Developing for the public is an annoying, thankless task; yet people still do it. On top of that, is the hellscape of licensing your software, and picking components with the right licensing. In short:

This can bite you, especially in cases of picking components which have a GPL license (https://choosealicense.com/licenses/gpl-3.0/), which requires you to distribute source code of your work when it’s using a GPL library.

Historically, Copyright has been used as a big stick by large organisations to mostly be pests, such as AT&T licensing /bin/true (http://trillian.mit.edu/~jc/humor/ATT_Copyright_true.html)

There’s the famous Linksys case, where a commerical product (home router, a WRT54GL had GPL software and was forced to release it when asked (https://lkml.org/lkml/2003/6/7/164 in 2003). In 2008, the Free Software Foundation took Linksys (Cisco) to court (https://www.fsf.org/news/2008-12-cisco-suit / https://www.fsf.org/licensing/complaint-2008-12-11.pdf), and some time later, won the case.

In more recent times, nmap changed their licensing and a bunch of packagers stopped including it for fear of licensing issues (https://lwn.net/Articles/842436/), which was mildly annoying for some users who noticed.
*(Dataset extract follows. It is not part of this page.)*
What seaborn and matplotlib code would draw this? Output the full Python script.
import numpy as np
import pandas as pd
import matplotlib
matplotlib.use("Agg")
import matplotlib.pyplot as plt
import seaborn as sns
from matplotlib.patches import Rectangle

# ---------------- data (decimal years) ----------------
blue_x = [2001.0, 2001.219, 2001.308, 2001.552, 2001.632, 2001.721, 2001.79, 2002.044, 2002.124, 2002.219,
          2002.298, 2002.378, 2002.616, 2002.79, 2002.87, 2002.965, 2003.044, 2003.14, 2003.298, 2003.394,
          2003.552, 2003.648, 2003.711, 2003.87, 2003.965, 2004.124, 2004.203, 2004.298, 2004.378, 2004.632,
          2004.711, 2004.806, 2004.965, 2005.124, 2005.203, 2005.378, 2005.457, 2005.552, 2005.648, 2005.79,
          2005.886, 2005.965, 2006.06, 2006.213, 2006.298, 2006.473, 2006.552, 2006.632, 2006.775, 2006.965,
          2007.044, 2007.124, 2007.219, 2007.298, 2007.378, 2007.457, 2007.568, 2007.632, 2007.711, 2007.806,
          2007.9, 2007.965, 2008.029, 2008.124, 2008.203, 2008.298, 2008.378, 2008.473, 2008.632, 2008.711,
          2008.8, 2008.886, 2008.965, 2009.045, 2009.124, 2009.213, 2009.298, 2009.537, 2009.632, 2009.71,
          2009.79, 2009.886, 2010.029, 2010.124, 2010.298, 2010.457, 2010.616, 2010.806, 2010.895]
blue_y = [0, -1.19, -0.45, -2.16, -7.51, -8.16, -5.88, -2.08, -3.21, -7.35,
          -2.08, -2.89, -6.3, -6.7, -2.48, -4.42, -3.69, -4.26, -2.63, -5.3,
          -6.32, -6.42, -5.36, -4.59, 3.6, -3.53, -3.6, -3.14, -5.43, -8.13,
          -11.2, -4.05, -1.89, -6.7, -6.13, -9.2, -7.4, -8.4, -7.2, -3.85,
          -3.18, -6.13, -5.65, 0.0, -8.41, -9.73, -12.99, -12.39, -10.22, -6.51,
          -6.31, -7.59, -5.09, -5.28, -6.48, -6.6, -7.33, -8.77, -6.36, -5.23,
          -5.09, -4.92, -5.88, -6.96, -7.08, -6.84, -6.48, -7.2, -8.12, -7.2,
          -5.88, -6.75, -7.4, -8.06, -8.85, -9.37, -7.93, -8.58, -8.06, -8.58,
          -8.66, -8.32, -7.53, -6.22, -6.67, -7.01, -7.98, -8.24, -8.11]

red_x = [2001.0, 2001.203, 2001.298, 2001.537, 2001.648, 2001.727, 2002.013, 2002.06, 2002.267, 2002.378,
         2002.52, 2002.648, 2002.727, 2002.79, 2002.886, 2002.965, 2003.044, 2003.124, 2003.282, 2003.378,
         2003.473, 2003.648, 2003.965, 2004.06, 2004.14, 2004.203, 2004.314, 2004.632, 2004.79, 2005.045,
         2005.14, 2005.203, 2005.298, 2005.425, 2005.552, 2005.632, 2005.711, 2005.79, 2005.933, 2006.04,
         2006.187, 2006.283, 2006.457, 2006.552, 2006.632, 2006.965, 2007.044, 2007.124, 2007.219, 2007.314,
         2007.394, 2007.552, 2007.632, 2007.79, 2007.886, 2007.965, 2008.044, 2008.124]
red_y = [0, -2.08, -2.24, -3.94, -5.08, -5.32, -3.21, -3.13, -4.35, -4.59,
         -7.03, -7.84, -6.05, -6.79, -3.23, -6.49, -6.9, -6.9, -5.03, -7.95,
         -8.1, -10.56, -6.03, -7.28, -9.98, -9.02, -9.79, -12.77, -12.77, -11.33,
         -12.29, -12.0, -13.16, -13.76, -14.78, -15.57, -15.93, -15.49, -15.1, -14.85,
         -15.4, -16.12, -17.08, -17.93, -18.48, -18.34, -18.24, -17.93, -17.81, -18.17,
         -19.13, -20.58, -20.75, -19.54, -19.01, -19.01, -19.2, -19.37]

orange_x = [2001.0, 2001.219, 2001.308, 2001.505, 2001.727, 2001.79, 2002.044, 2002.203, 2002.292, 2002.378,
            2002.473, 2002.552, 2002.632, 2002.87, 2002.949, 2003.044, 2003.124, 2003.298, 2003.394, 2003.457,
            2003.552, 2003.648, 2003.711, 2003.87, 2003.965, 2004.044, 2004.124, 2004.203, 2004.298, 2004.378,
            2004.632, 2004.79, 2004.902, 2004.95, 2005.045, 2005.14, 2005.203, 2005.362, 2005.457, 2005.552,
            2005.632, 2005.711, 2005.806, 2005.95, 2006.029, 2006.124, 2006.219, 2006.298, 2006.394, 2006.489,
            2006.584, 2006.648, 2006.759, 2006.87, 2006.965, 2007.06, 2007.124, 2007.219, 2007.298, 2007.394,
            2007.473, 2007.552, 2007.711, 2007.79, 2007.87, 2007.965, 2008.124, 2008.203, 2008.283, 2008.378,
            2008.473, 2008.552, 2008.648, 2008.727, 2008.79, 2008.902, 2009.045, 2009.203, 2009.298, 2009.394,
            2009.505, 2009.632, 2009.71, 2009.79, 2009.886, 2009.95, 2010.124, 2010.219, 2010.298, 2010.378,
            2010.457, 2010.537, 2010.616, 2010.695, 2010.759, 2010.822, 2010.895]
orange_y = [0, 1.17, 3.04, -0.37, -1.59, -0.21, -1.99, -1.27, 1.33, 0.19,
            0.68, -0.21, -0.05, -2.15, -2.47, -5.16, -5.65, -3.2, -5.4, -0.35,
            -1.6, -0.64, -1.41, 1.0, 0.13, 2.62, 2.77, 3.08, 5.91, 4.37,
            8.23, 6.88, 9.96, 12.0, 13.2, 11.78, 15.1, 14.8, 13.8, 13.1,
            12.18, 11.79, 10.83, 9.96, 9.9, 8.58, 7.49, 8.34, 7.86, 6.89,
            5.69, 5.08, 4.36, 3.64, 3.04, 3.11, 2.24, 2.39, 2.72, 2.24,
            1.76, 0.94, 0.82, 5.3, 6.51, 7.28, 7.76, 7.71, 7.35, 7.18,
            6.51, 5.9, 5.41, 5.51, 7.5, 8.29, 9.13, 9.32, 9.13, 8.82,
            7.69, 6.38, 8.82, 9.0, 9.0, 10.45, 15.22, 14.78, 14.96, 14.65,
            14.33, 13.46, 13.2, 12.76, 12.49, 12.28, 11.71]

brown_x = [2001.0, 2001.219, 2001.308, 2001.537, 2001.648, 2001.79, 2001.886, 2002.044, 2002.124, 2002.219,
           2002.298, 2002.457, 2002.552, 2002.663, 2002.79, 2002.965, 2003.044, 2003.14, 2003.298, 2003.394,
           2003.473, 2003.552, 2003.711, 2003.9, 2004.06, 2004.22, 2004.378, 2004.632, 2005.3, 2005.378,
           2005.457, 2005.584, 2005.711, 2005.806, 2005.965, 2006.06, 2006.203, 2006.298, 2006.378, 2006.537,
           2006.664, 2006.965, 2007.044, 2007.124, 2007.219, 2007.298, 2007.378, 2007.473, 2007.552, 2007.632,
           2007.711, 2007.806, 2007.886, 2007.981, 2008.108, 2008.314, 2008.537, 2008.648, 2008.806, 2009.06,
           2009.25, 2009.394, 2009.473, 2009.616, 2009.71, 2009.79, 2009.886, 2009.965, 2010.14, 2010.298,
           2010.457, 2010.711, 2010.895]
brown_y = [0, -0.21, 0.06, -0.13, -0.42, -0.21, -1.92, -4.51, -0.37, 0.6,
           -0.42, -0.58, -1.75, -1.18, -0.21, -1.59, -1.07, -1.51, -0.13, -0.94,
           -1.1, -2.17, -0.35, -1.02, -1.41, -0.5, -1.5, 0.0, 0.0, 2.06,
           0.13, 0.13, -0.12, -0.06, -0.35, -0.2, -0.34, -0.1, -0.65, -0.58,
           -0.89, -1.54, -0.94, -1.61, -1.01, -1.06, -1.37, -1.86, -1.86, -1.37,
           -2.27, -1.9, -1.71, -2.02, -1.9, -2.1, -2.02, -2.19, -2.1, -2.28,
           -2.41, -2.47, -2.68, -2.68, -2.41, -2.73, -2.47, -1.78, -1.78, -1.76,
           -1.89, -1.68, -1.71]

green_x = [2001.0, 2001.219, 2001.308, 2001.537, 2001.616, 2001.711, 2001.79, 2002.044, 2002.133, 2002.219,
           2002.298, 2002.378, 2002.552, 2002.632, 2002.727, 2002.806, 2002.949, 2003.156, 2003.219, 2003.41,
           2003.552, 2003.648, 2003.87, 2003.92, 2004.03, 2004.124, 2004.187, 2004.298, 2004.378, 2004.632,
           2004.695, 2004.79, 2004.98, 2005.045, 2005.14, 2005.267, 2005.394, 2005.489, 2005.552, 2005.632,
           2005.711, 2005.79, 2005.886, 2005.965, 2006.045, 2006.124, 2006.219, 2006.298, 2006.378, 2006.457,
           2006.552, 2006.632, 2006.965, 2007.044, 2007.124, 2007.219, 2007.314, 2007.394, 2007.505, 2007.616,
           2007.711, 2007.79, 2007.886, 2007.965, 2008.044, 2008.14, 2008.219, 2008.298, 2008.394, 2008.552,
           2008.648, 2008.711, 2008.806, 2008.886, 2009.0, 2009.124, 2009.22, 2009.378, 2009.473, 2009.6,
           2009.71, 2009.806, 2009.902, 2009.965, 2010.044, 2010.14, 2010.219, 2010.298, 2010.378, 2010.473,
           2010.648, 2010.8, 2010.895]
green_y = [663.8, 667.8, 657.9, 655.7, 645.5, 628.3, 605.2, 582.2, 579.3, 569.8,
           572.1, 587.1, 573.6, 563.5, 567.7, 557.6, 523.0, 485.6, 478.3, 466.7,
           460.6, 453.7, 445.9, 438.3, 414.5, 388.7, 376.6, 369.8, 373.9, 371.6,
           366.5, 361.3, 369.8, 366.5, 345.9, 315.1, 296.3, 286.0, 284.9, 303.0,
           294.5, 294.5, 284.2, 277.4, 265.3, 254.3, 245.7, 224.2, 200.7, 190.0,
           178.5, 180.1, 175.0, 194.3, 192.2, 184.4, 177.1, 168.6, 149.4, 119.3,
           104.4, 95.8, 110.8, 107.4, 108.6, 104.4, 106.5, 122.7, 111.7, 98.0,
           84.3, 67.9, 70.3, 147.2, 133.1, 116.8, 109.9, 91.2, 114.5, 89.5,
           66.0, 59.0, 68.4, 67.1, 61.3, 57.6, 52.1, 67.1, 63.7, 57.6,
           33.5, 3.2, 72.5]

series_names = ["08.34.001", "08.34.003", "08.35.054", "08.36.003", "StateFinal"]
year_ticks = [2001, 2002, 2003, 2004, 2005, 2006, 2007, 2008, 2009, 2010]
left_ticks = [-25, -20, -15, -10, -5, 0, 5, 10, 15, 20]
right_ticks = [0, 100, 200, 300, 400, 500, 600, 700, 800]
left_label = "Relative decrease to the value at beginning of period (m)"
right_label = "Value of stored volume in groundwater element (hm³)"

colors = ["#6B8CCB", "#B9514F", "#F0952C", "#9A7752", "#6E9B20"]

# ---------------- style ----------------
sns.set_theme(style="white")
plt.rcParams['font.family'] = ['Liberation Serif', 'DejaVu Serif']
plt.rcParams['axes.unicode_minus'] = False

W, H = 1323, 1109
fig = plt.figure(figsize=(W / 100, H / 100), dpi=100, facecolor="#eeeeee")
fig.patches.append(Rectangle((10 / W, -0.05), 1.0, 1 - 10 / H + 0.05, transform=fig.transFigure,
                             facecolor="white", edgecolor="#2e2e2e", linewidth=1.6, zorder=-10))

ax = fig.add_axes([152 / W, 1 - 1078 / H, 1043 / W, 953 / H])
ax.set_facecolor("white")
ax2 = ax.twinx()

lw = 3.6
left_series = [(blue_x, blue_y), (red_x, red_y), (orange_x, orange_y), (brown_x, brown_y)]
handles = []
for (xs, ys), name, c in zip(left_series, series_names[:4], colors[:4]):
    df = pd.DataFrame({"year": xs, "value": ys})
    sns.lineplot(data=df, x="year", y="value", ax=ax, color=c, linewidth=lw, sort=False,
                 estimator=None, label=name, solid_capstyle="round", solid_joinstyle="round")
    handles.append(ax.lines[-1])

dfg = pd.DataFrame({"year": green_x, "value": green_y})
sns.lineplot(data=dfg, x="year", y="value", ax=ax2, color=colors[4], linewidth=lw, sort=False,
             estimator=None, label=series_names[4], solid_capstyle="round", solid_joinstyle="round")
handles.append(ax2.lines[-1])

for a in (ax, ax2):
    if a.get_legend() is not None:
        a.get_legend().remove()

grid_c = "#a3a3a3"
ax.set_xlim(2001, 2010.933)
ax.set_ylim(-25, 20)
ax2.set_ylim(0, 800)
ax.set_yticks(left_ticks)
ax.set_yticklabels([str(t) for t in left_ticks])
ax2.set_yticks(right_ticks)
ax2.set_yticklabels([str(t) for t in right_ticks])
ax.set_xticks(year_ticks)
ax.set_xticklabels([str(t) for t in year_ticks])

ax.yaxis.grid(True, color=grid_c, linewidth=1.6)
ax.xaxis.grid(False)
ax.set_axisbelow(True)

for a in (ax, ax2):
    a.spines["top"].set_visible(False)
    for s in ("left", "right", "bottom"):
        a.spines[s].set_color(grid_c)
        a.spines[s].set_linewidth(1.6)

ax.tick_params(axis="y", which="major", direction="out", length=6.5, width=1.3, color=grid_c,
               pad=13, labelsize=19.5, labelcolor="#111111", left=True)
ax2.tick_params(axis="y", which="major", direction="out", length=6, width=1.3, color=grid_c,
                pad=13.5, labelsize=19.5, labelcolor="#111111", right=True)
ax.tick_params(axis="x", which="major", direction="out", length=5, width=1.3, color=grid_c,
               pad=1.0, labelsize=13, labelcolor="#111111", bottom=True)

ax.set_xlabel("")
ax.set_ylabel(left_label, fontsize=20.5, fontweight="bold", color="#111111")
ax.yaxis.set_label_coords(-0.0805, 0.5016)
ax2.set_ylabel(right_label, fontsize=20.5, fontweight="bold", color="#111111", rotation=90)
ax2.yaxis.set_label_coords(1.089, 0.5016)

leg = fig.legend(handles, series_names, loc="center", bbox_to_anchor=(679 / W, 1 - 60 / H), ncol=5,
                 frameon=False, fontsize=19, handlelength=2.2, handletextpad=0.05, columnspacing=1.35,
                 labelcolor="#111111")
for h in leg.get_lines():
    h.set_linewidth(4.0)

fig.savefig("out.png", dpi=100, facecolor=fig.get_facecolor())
Even organisations developing “remote control systems” (read: malware) care about licensing in their software, and what it would mean if someone came asking for a copy of their software (https://wikileaks.org/hackingteam/emails/emailid/981700).

In short, know your dependancies, and if you know someone else is violating the GPL (or similarly related licenses), know that you could be forced to disclose your Intellectual Property.